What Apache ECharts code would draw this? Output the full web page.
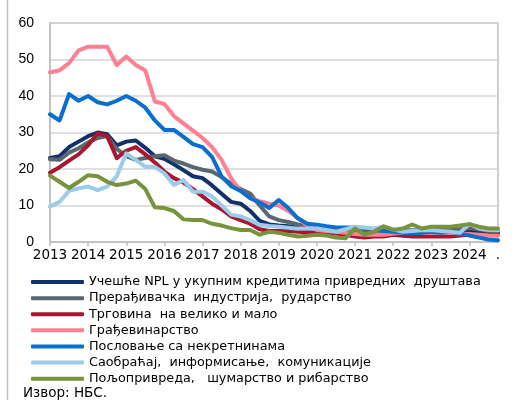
<!DOCTYPE html>
<html>
<head>
<meta charset="utf-8">
<script src="https://cdn.jsdelivr.net/npm/echarts@6/dist/echarts.min.js"></script>
<style>
html,body{margin:0;padding:0;background:#fff;}
#c{width:513px;height:400px;}
</style>
</head>
<body>
<div id="c"></div>
<script>
const years = ['2013','2014','2015','2016','2017','2018','2019','2020','2021','2022','2023','2024'];
const quarters = ['Q1','Q2','Q3','Q4'];
const lastLabel = '.';

const seriesNames = [
  'Учешће NPL у укупним кредитима привредних  друштава',
  'Прерађивачка  индустрија,  рударство',
  'Трговина  на велико и мало',
  'Грађевинарство',
  'Пословање са некретнинама',
  'Саобраћај,  информисање,  комуникације',
  'Пољопривреда,   шумарство и рибарство'
];

const totalNPL = [23,23.5,26,27.5, 29,30,29.5,26.5, 27.5,27.8,25.8,23.5, 22.8,21.3,19.7,18, 17.5,15.5,13.2,11, 10.5,8.5,5.8,4.8, 4.5,4.3,4,3.8, 3.7,3.5,3.4,3.5, 3.3,3.2,3.3,3.2, 3,3,3,3, 3,3,3,3, 3,3,2.7,2.6];
const manufacturing = [22.7,22.5,24.5,25.7, 27.3,28.5,29,25.5, 23.5,22.5,23,23.5, 23.8,22.3,21.5,20.5, 19.8,19.3,17.8,16, 14.5,13.3,10,7, 6,5.5,4.8,4.3, 3.8,3.5,3.5,3.3, 3.2,3,3,3, 3,3.2,3.2,3.3, 3.4,3.5,3.5,3.5, 3.8,3.5,3,3];
const trade = [19,20.5,22.3,24, 26.5,29.8,29,23, 25,26,24,21.8, 19.3,17.5,16.3,14.5, 12.5,10.5,9,7, 6,5,3.5,3, 3,3,2.8,2.7, 2.5,2.3,2.3,2, 1.5,1.2,1.5,1.5, 2,1.7,1.5,1.5, 1.5,1.5,1.5,1.8, 2,2,2,2];
const construction = [46.5,47,49,52.5, 53.5,53.5,53.5,48.5, 50.8,48.5,47,38.5, 37.8,34.5,32.5,30.5, 28.5,26,22.5,17.5, 14,12,11.2,10.5, 10,8.5,6.5,4.5, 3.3,3,2.8,2.5, 2.2,2,2,2, 2.3,2.5,2.5,2.6, 2.8,2.8,2.5,2.3, 2.2,2,1.8,1.7];
const realEstate = [35,33.3,40.5,38.7, 40,38.3,37.7,38.7, 40,38.7,36.8,33.3, 30.7,30.7,28.8,26.8, 26,23.3,18,15.3, 14,12,10.8,9.3, 11.5,9.3,6.5,5, 4.7,4.3,4,4, 4,3.8,3.5,3, 2.8,2.5,2.5,2.5, 2.8,2.5,2.8,2.3, 1.8,1.2,0.7,0.5];
const transport = [9.7,11,14,14.7, 15.2,14.2,15.2,18, 24.3,22.5,20.6,20.6, 18.8,15.6,17,13.8, 13.8,12.5,10,7.5, 7,6,4.7,4.4, 4.2,3.9,3.6,3.7, 3.7,3.3,2.8,3.5, 4.2,4,3.7,4.2, 3.5,2.8,3,3.2, 3.3,3,2.8,2.5, 5,3.7,3.3,3.2];
const agriculture = [18.2,16.5,14.8,16.5, 18.3,18,16.5,15.6, 16,16.8,14.5,9.5, 9.3,8.5,6.2,6, 6,5,4.5,3.8, 3.3,3.3,2,2.8, 2.5,2,1.5,1.7, 2,1.8,1.2,1, 3.7,2,2.8,4.3, 3.3,3.7,4.8,3.7, 4.2,4.2,4.2,4.5, 4.9,4.2,3.7,3.7];

const seriesData = [totalNPL, manufacturing, trade, construction, realEstate, transport, agriculture];
const colors = ['#12306a','#5b6770','#a8162f','#ff8090','#0a6fcc','#9ccbeb','#77933c'];

const categories = [];
years.forEach(y => quarters.forEach(q => categories.push(y + ' ' + q)));

const chart = echarts.init(document.getElementById('c'), null, {renderer:'canvas'});
const font = 'Liberation Sans, Arial, sans-serif';
const wideFont = 'DejaVu Sans, sans-serif';

chart.setOption({
  animation: false,
  backgroundColor: '#fff',
  grid: {left: 50, right: 15, top: 23, bottom: 158, show: true, borderColor: '#bfbfbf', borderWidth: 1.5, containLabel: false},
  xAxis: {
    type: 'category',
    data: categories,
    boundaryGap: false,
    axisLine: {lineStyle: {color: '#bfbfbf', width: 1.5}},
    axisTick: {show: true, interval: 3, length: 4, lineStyle: {color: '#bfbfbf', width: 1.5}},
    axisLabel: {
      interval: (i) => i % 4 === 0 || i === categories.length - 1,
      formatter: (v, i) => i === categories.length - 1 ? lastLabel : v.split(' ')[0],
      color: '#000', fontFamily: wideFont, fontSize: 13.5, margin: 6
    },
    splitLine: {show: false}
  },
  yAxis: {
    type: 'value', min: 0, max: 60, interval: 10,
    axisLine: {show: true, lineStyle: {color: '#bfbfbf', width: 1.5}},
    axisTick: {show: false},
    axisLabel: {color: '#000', fontFamily: font, fontSize: 14, margin: 16},
    splitLine: {lineStyle: {color: '#d4d4d4', width: 1.5}}
  },
  legend: {
    orient: 'vertical', left: 26, top: 269,
    itemWidth: 53, itemHeight: 4, itemGap: 0,
    icon: 'roundRect',
    textStyle: {color: '#000', fontFamily: wideFont, fontSize: 12.8, lineHeight: 16.1},
    data: seriesNames
  },
  graphic: [
    {type: 'line', shape: {x1: 7.5, y1: 0, x2: 7.5, y2: 400}, style: {stroke: '#bfbfbf', lineWidth: 1.5}},
    {type: 'text', left: 23, top: 386, style: {text: 'Извор: НБС.', fill: '#000', font: '13.5px ' + wideFont}}
  ],
  series: seriesNames.map((n, k) => ({
    name: n, type: 'line', data: seriesData[k], showSymbol: false, symbol: 'none',
    lineStyle: {color: colors[k], width: 4, join: 'round', cap: 'round'},
    itemStyle: {color: colors[k]}
  }))
});
</script>
</body>
</html>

--*--

What needs to be done
Up to and including the line with "const lastLabel = '.';", copy the data above from its first line. Skip pictures.

Task answer
What Apache ECharts code would draw this? Output the full web page.
<!DOCTYPE html>
<html>
<head>
<meta charset="utf-8">
<script src="https://cdn.jsdelivr.net/npm/echarts@6/dist/echarts.min.js"></script>
<style>
html,body{margin:0;padding:0;background:#fff;}
#c{width:513px;height:400px;}
</style>
</head>
<body>
<div id="c"></div>
<script>
const years = ['2013','2014','2015','2016','2017','2018','2019','2020','2021','2022','2023','2024'];
const quarters = ['Q1','Q2','Q3','Q4'];
const lastLabel = '.';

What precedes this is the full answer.